MarAd Disposes of More Ships

Monday, June 28, 2004
Three ships will leave the James River Reserve Fleet this summer, thanks to domestic ship dismantling contracts announced today by U.S. Maritime Administrator Captain William G. Schubert. Marine Metals of Brownsville, TX, has been awarded three contracts valued at $3.1 million to dismantle the American Banker, the Mormacmoon, and the Santa Cruz. All three ships are considered high-priority vessels for dismantling and recycling.

"This Administration is working very hard to get these ships out of the James River and on their way to qualified ship breaking yards," said U.S. Secretary of Transportation Norman Y. Mineta. "We are all very anxious to reduce the number of ships in the fleet," he added.

"Through a lot of hard work and determination, we continue to achieve results that we have not had for many years," said Maritime Administrator Captain William G. Schubert. "During the 1990's, ships in this fleet accumulated due to prolonged inactivity," he said. "We have seriously faced this task in the wake of many inherited challenges and hurdles.
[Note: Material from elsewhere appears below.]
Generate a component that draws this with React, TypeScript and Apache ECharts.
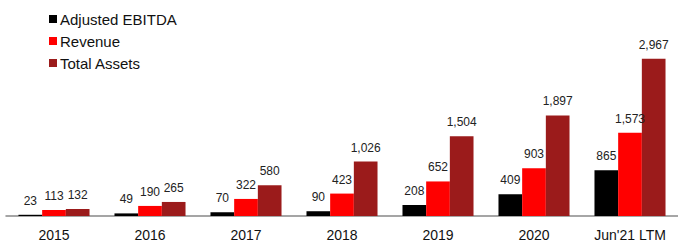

It remains our goal to remove high-priority ships from our fleets as soon as possible."

The contract with Marine Metals is the first for MARAD this year, but the latest in a series of similar awards made since spring 2003. Twelve obsolete ships have left the James River in the last 15 months, going to facilities in the United Kingdom, Chesapeake, VA, and Brownsville, TX. The following list details contract awards made since last year, not including the Marine Metals contract announced today:

PRP/Able UK 15 ships $14.846 million

Bay Bridge 1 ship $ 1.104 million

Bay Bridge 4 ships $ 1.660 million

ESCO Marine 1 ship $ 779 thousand

ISL 1 ship $ 1.353 million

U.S. Navy 1 ship $ 653 thousand

MARAD serves as the U.S. Government's disposal agent for merchant-type vessels of 1,500 gross tons or more. There are approximately 119 vessels available for disposal located in the three fleet sites of the National Defense Reserve Fleet, of which 63 are located in the James River Reserve Fleet in Newport News, VA.